An dieser Haltung wird sich auch nach Ende der Merkel-Ära nichts ändern, vor allem wenn der CDU-Parteichef Armin Laschet der nächste Bundeskanzler wird. Am rechten Rand der CDU sind zwar gelegentlich Töne zu hören, die mit antisemitischen Codes behaftet sind, so etwa vom ehemaligen Verfassungsschutzpräsidenten Hans-Georg Maaßen, der behauptet, eine kleine Gruppe von „Wirtschaftsglobalisten“ plane die Errichtung einer neuen Weltordnung. Bei den Grünen wiederum sind Bestrebungen zu beobachten, die Betonung der Einzigartigkeit des Holocaust durch eine Hinwendung zur mörderischen Kolonialpolitik des Deutschen Kaiserreiches in Südwestafrika etwas aufzuweichen. Aber all das betrifft nur Randgruppen – wäre da nicht die AfD.
Unangenehmer Boden
Die „Alternative für Deutschland“ ist in den vergangenen Jahren immer weiter nach rechts gedriftet.

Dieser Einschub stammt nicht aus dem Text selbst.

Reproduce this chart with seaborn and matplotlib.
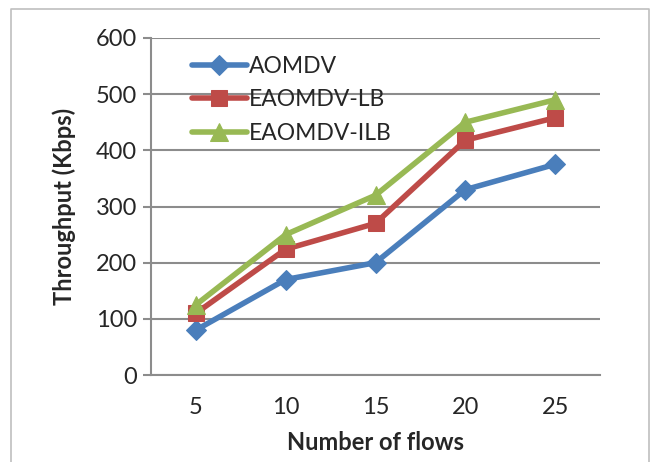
import pandas as pd
import matplotlib
matplotlib.use("Agg")
import matplotlib.pyplot as plt
import seaborn as sns
from matplotlib.lines import Line2D

flows = ["5", "10", "15", "20", "25"]
aomdv = [80, 170, 200, 330, 375]
eaomdv_lb = [110, 224, 270, 418, 458]
eaomdv_ilb = [125, 250, 320, 450, 490]

series = ["AOMDV", "EAOMDV-LB", "EAOMDV-ILB"]
colors = ["#4A7EBB", "#BE4B48", "#98B954"]
marks = ["D", "s", "^"]
msizes = [10, 12, 13]

df = pd.DataFrame({
    "flows": flows * 3,
    "throughput": aomdv + eaomdv_lb + eaomdv_ilb,
    "protocol": [s for s in series for _ in flows],
})

sns.set_style("white")
plt.rcParams["font.family"] = ["Lato", "DejaVu Sans"]

fig = plt.figure(figsize=(6.52, 4.62), dpi=100)
ax = fig.add_axes([151 / 652, 1 - 375 / 462, 449 / 652, 337 / 462])

for s, c, m, ms in zip(series, colors, marks, msizes):
    sub = df[df["protocol"] == s]
    sns.lineplot(data=sub, x="flows", y="throughput", ax=ax, color=c,
                 marker=m, markersize=ms, markeredgecolor=c, linewidth=4,
                 label=s, sort=False)

ax.set_xlim(-0.5, 4.5)
ax.set_ylim(0, 600)
ax.set_yticks(range(0, 601, 100))
ax.yaxis.grid(True, color="#8C8C8C", linewidth=1.5)
ax.set_axisbelow(True)
for side in ["top", "right"]:
    ax.spines[side].set_visible(False)
ax.spines["left"].set_color("#8C8C8C")
ax.spines["left"].set_linewidth(1.5)
ax.spines["bottom"].set_color("#8C8C8C")
ax.spines["bottom"].set_linewidth(1.5)
ax.tick_params(axis="y", left=True, length=6, width=1.5, color="#8C8C8C",
               labelsize=17, pad=4)
ax.tick_params(axis="x", bottom=False, labelsize=17, pad=12)

ax.set_xlabel("Number of flows", fontsize=17, fontweight="bold", labelpad=10)
ax.set_ylabel("Throughput (Kbps)", fontsize=17, fontweight="bold", labelpad=14)

leg = ax.legend(loc="upper left", bbox_to_anchor=(0.07, 0.975), frameon=False,
                fontsize=16.5, handlelength=2.4, handletextpad=0.1,
                labelspacing=0.55, borderaxespad=0)

# outer chart border (Excel style)
bc = "#BFBFBF"
x0, x1, y1 = 11 / 652, 649 / 652, 1 - 9 / 462
fig.add_artist(Line2D([x0, x0, x1, x1], [0, y1, y1, 0], color=bc,
                      linewidth=1.2, transform=fig.transFigure))

fig.savefig("out.png", dpi=100)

Bei jeder innerparteilichen Auseinandersetzung gehen die gemäßigteren Vertreter als Verlierer vom Feld, was die Partei immer mehr an völkische Ideologie mit NS-Apologetik heranrücken lässt. Auch für die AfD, selbst für seinen rechtsextremen „Flügel“, ist Antisemitismus nicht das wichtigste politische Motiv. Aber mit ihrer Ablehnung jeder Sühne für die NS-Verbrechen und ihrem Hang zu Verschwörungstheorien werden die Juden rasch zum Feindbild und zum Sündenbock. Und die rechtsradikale Szene ist vor allem in Ostdeutschland aktiver und gewalttätiger als in den meisten anderen europäischen Staaten. Verbunden mit dem von vielen radikalen Muslimen gepflegten Antisemitismus machen diese Tendenzen Deutschland zu einem weitaus unangenehmeren Boden für seine jüdischen Bürgerinnen und Bürger, als es die offizielle Politik gerne darstellt.
Die Freundschaft mit Israel und die Renaissance des jüdischen Lebens sind eine der großen Errungenschaften des modernen deutschen Staates. Aber von Normalität ist die Beziehung zwischen Deutschen und Juden auch 76 Jahre nach Ende des nationalsozialistischen Terrors weit entfernt. Nichts, was in der deutschen Politik in Bezug auf Israel und Juden gesagt oder in Medien geschrieben wird, kann außerhalb des Kontexts der Schoah bewertet werden. Bei allem Licht, das diese Beziehung heute durchflutet, dominieren immer noch die Schatten der Vergangenheit.